Sherbrooke Record

What, me Murray?

- Ross Murray

There is very little that remains from my youth, least of all my youth. I still have the vinyl records that I purchased until succumbing to the folly of cassette tapes more suited to my transient lifestyle. (Cassettes are gonna make a comeback, I tell ya!) Then there are my university English Lit books, because you never know when you’re going to want to curl up with a good Medieval drama.

But buried in a drawer are possession­s I’ve had probably longer than anything else: my Mad magazines.

There are only a handful left. I used to have years’ worth, but somewhere along the way the bulk succumbed to the ravages of time and spring cleaning.

The ones that remain are frayed and torn, mostly without their covers. The oldest is from 1975 and features a spoof of That’s Entertainm­ent called “What’s Entertainm­ent?” complete with song parodies by Frank Jacobs and uncanny celebrity likenesses by Mort Drucker. There are also regular features by Don Martin, Dave Berg, Sergio Aragones and “the usual gang of idiots.”

This issue probably belonged to an older brother, but later I had my own subscripti­on. That kept going until about 1982 when I moved on to a cooler, more mature subscripti­on to Rolling Stone.

I don’t have any of my old Rolling Stones.

I’m also not a rock writer. Nor am I particular­ly cool or mature. Instead, I’m a grown adult man who last week wrote a joke built around the word “beaver.” And not for the first time.

So we now know who to blame for this.

It’s true that Mad had a big influence on me. I grew up in a small town with one cinema and two TV channels – at least in our house. Cable was the stuff that dreams were made on. We didn’t have Saturday morning cartoons. Instead, we had Saturday evenings and “The Bugs Bunny Show,” with its madcap anvils and gravity-defying mayhem, an influence in its on right.

But Mad offered a glimpse at the culture that was happening outside my sheltered, small-town world. Not just a glimpse but a funhouse mirror view – distorted, strange yet recognizab­le.

I’ve never seen Dog Day Afternoon but I know it through “Dum Dum Afternoon.” I’ve never seen A Star is Born, but I can tell you what happens from “A Star’s a Bomb.” Long before I saw Apocalypse Now, I knew what to expect from “A Crock o’ [BLIP!] Now.”

Mad exposed to me to shallow disco culture, shoddy products, corrupt politician­s, The Lighter Side of Grooming. I learned what “planned obsolescen­ce” meant. My brother and I discovered to our endless amusement that when a boob pops out of a bra, it goes “POIT!” (God bless you, Don Martin.)

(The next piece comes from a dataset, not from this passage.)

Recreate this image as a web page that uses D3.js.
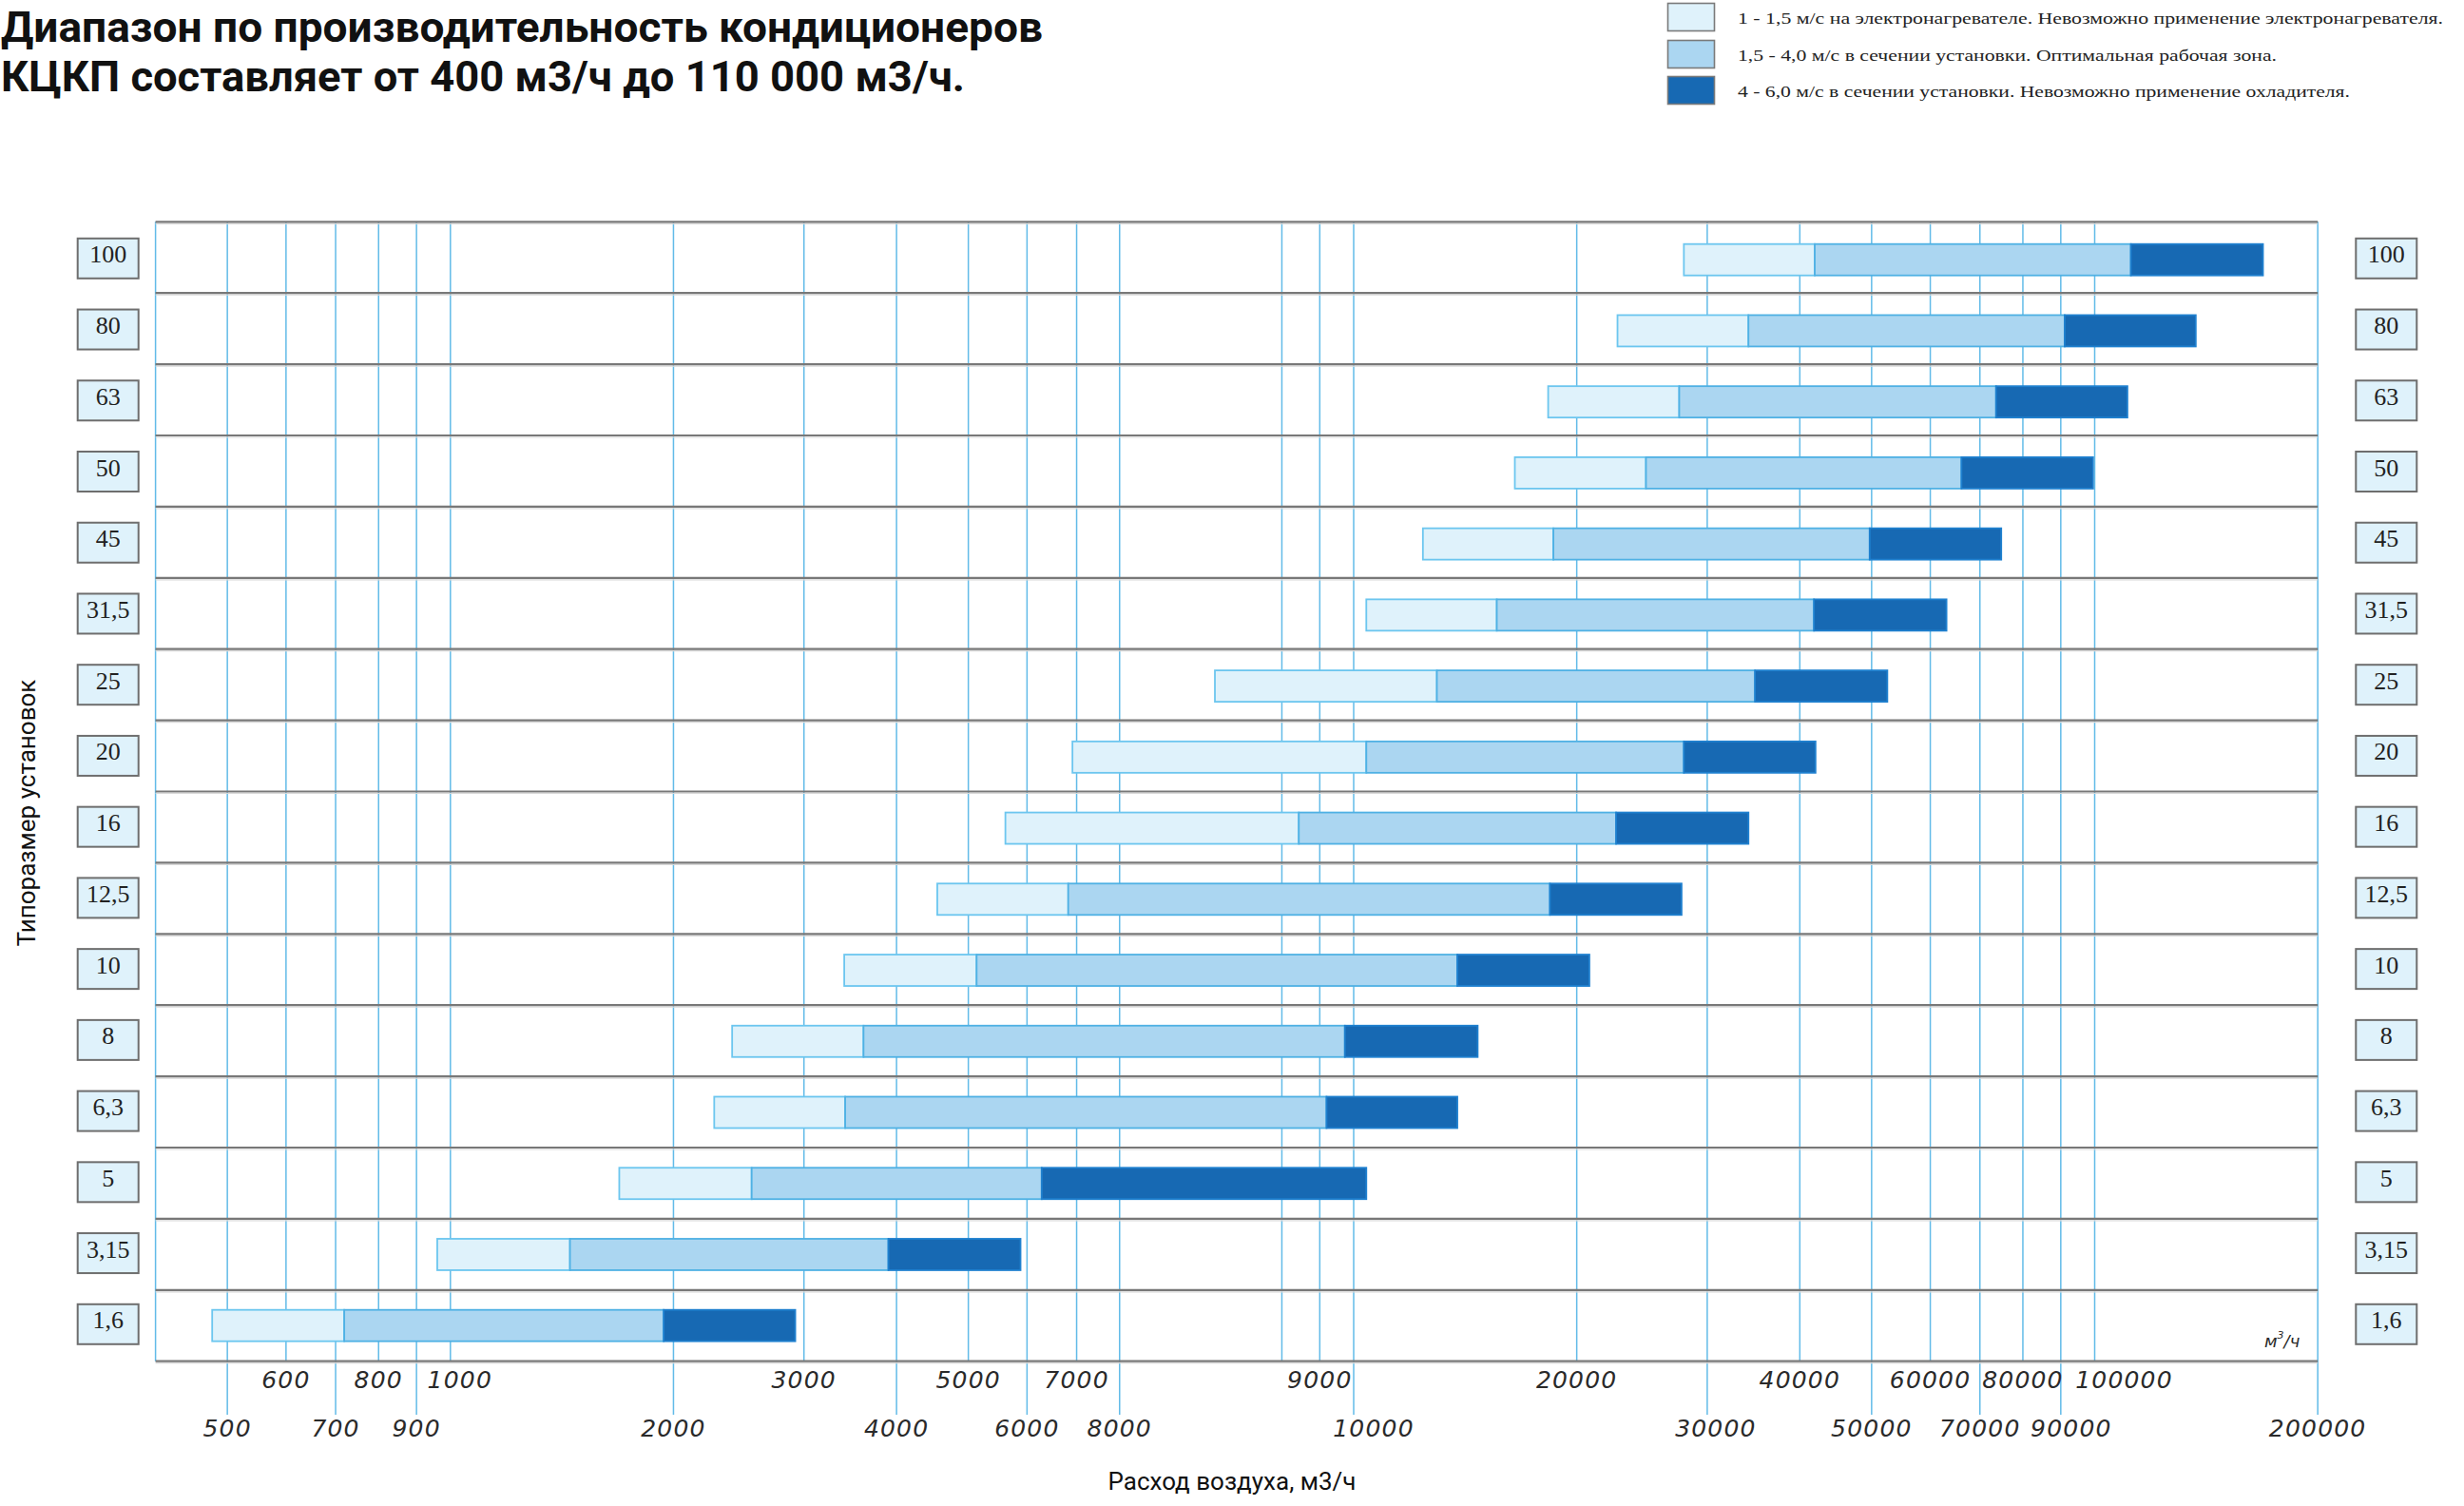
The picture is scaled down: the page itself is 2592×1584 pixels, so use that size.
<!DOCTYPE html>
<html><head><meta charset="utf-8">
<script src="https://cdn.jsdelivr.net/npm/d3@7"></script>
<style>body{margin:0;background:#fff}svg{display:block}</style>
</head><body>
<svg id="c" width="2592" height="1584"></svg>
<script>
// ---------- DATA ----------
const sizes = ["100","80","63","50","45","31,5","25","20","16","12,5","10","8","6,3","5","3,15","1,6"];
// air flow, m3/h, at section velocity 1.0 / 1.5 / 4.0 / 6.0 m/s
const flowV10 = [27900, 22700, 18300, 16500, 12400, 10400, 8290, 6910, 5610, 4540, 3400, 2400, 2270, 1690, 960, 477];
const flowV15 = [41900, 34100, 27500, 24800, 18600, 15600, 12950, 10400, 8720, 6820, 5130, 3610, 3410, 2550, 1450, 719];
const flowV40 = [111900, 91100, 73600, 66100, 49700, 41800, 34800, 27900, 22600, 18400, 13800, 9730, 9190, 6280, 3900, 1940];
const flowV60 = [168700, 136900, 110700, 99500, 74800, 63100, 52500, 42000, 34100, 27700, 20800, 14700, 13800, 10400, 5880, 2920];
const tickTopRow = [600, 800, 1000, 3000, 5000, 7000, 9000, 20000, 40000, 60000, 80000, 100000];
const tickBottomRow = [500, 700, 900, 2000, 4000, 6000, 8000, 10000, 30000, 50000, 70000, 90000, 200000];
const tickUnlabeled = [8500];
const legendLabels = [
  "1 - 1,5 м/с на электронагревателе. Невозможно применение электронагревателя.",
  "1,5 - 4,0 м/с в сечении установки. Оптимальная рабочая зона.",
  "4 - 6,0 м/с в сечении установки. Невозможно применение охладителя."
];
const titleLines = ["Диапазон по производительность кондиционеров", "КЦКП составляет от 400 м3/ч до 110 000 м3/ч."];
const xTitle = "Расход воздуха, м3/ч";
const yTitle = "Типоразмер установок";
const unitLabel = "м";

// ---------- LAYOUT ----------
const svg = d3.select("#c");
const DEC = 779.5, X1K = 473.8, X10K = 1424;
const lx = v => X1K + DEC * Math.log10(v / 1000);
const ux = v => X10K + DEC * Math.log10(v / 10000);
// broken log axis (gap between 8000 and 8500)
const x = d3.scaleLog()
  .domain([400, 8000, 8500, 9000, 200000])
  .range([lx(400), lx(8000), ux(8000), ux(9000), ux(200000)]);
const yTop = 233.3, yBottom = 1431.7;
const yRow = d3.scaleBand().domain(sizes).range([yTop, yBottom]);
const yMark = d3.scalePoint().domain(sizes).range([273.2, 1394.2]);
const xL = x(400), xR = x(200000);

const segFill = ["#dff2fb", "#abd6f1", "#1769b3"];
const segStroke = ["#6cc6ef", "#4fb1e4", "#1f80cf"];
const gridColor = "#62bbe8";
const rowLineColor = "#787878";

// gridlines
const gGrid = svg.append("g");
const allGrid = [...tickTopRow.map(v => ({v, ext: false})),
                 ...tickBottomRow.map(v => ({v, ext: true})),
                 ...tickUnlabeled.map(v => ({v, ext: false}))];
gGrid.selectAll("line").data(allGrid).join("line")
  .attr("x1", d => x(d.v)).attr("x2", d => x(d.v))
  .attr("y1", yTop).attr("y2", d => d.ext ? 1488 : yBottom)
  .attr("stroke", gridColor).attr("stroke-width", 1.5);
gGrid.append("line").attr("x1", xL).attr("x2", xL).attr("y1", yTop).attr("y2", yBottom)
  .attr("stroke", gridColor).attr("stroke-width", 1.5);

// row lines
const rowYs = sizes.map(s => yRow(s)).concat([yBottom]);
svg.append("g").selectAll("line").data(rowYs).join("line")
  .attr("x1", xL).attr("x2", xR).attr("y1", d => d + 2).attr("y2", d => d + 2)
  .attr("stroke", "#d8d8d8").attr("stroke-width", 1.2);
svg.append("g").selectAll("line").data(rowYs).join("line")
  .attr("x1", xL).attr("x2", xR).attr("y1", d => d).attr("y2", d => d)
  .attr("stroke", rowLineColor).attr("stroke-width", 2.2);

// bars
const segs = [];
sizes.forEach((s, i) => {
  const pts = [flowV10[i], flowV15[i], flowV40[i], flowV60[i]];
  for (let k = 0; k < 3; k++) segs.push({s, k, a: pts[k], b: pts[k + 1]});
});
const barH = 33;
svg.append("g").selectAll("rect").data(segs).join("rect")
  .attr("x", d => x(d.a)).attr("width", d => x(d.b) - x(d.a))
  .attr("y", d => yMark(d.s) - barH / 2).attr("height", barH)
  .attr("fill", d => segFill[d.k]).attr("stroke", d => segStroke[d.k]).attr("stroke-width", 1.8);

// size boxes, left and right
const boxW = 64, boxH = 42;
[81.7, 2478.3].forEach(bx => {
  const g = svg.append("g");
  g.selectAll("rect").data(sizes).join("rect")
    .attr("x", bx).attr("y", s => yMark(s) - 1.4 - boxH / 2)
    .attr("width", boxW).attr("height", boxH)
    .attr("fill", "#dff2fb").attr("stroke", "#6e6e6e").attr("stroke-width", 2);
  g.selectAll("text").data(sizes).join("text")
    .attr("x", bx + boxW / 2).attr("y", s => yMark(s) - 1.4 - boxH / 2 + 25.5)
    .attr("text-anchor", "middle")
    .attr("font-family", "'Liberation Serif', 'Times New Roman', serif")
    .attr("font-size", 26).attr("fill", "#222").text(s => s);
});

// tick labels
const dxMap = {1000: 10, 10000: 21, 100000: 31, 30000: 9, 90000: 11};
const tickFont = g => g.attr("font-family", "'DejaVu Sans', sans-serif").attr("font-style", "italic")
  .attr("font-size", 25).attr("letter-spacing", 1.2).attr("fill", "#2a2a2a").attr("text-anchor", "middle");
svg.append("g").call(tickFont).selectAll("text").data(tickTopRow).join("text")
  .attr("x", v => x(v) + (dxMap[v] || 0)).attr("y", 1460).text(v => String(v));
svg.append("g").call(tickFont).selectAll("text").data(tickBottomRow).join("text")
  .attr("x", v => x(v) + (dxMap[v] || 0)).attr("y", 1511).text(v => String(v));

// unit label
const ut = svg.append("text").attr("x", 2382).attr("y", 1417)
  .attr("font-family", "'DejaVu Sans', sans-serif").attr("font-style", "italic")
  .attr("font-size", 18).attr("fill", "#2a2a2a");
ut.append("tspan").text(unitLabel);
ut.append("tspan").attr("dy", -9).attr("font-size", 11).text("3");
ut.append("tspan").attr("dy", 9).text("/ч");

// axis titles
svg.append("text").attr("x", 1296).attr("y", 1567).attr("text-anchor", "middle")
  .attr("font-family", "Roboto, sans-serif").attr("font-size", 26).attr("fill", "#111").text(xTitle);
svg.append("text").attr("transform", "translate(37,855) rotate(-90)").attr("text-anchor", "middle")
  .attr("font-family", "Roboto, sans-serif").attr("font-size", 26).attr("fill", "#111").text(yTitle);

// title
const titleLens = [1096, 1014];
svg.append("g").selectAll("text").data(titleLines).join("text")
  .attr("x", 1).attr("y", (d, i) => 44 + i * 52)
  .attr("font-family", "Roboto, sans-serif").attr("font-weight", 700).attr("font-size", 44)
  .attr("fill", "#111")
  .attr("textLength", (d, i) => titleLens[i]).attr("lengthAdjust", "spacingAndGlyphs")
  .text(d => d);

// legend
const legY = [3.5, 42.5, 80.5];
const legLens = [742, 567, 644];
const lg = svg.append("g");
lg.selectAll("rect").data(legendLabels).join("rect")
  .attr("x", 1754.5).attr("y", (d, i) => legY[i]).attr("width", 49).attr("height", 29)
  .attr("fill", (d, i) => segFill[i]).attr("stroke", "#7a7a7a").attr("stroke-width", 1.6);
lg.selectAll("text").data(legendLabels).join("text")
  .attr("x", 1828).attr("y", (d, i) => legY[i] + 21)
  .attr("font-family", "'Liberation Serif', 'Times New Roman', serif").attr("font-size", 17)
  .attr("fill", "#222")
  .attr("textLength", (d, i) => legLens[i]).attr("lengthAdjust", "spacingAndGlyphs")
  .text(d => d);
</script>
</body></html>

And weirdly, for a 10- to 15-year-old, I learned the names of the writers and artists. Al Jaffee was a genius. Jack Davis was the bridge between the cartoonish­ness of Don Martin and the realism of George Woodbridge. To be honest, I paid less attention to the writers, but the writing itself I could count on to skewer everything in its path. And that’s what I took away from Mad magazine – nothing was sacred.

As much as I liked Mad in the 70s, what I truly loved were the special issues, the ones with the reprints of original EC comics from the 50s – “Superduper­man,” “Starchie,” “Melvin of the Apes.” These had nothing to do with my current culture. Instead, I was enthralled by the lunatic artwork by the likes of Wally Wood and Bill Elder, with tossed-off gags crammed in every pane. There was no bit of insanity that couldn’t be made more insane, like the everchangi­ng emblem on Superduper­man’s chest (“Good Housekeepi­ng,” “100% Wool,” “For Rent”).

I thought, “I can do this!” And that’s why I decided to become… a cartoonist. But then I discovered I was untalented. (I still have my old cartoon journals too.) Words, however, I could manage, and words could be as flexible as images. Plus there was never a need to draw eyeballs.

Of course, not everyone who grew up reading Mad became a humorist, and no doubt there are many influences that led me to where I find myself – having written a humour column in The Record for 13 straight years and other places prior to that.

These days we live in Kibitz Nation, where everything’s a joke and comedians come (as Mad Magazine described itself) “cheap.” By comparison, the humour of those old Mads is positively quaint. So why do I keep them around?

Maybe it’s to remind myself why I do this, that, like Mad Magazine, I still might help someone see the world differentl­y, thanks to humour in a jugular vein.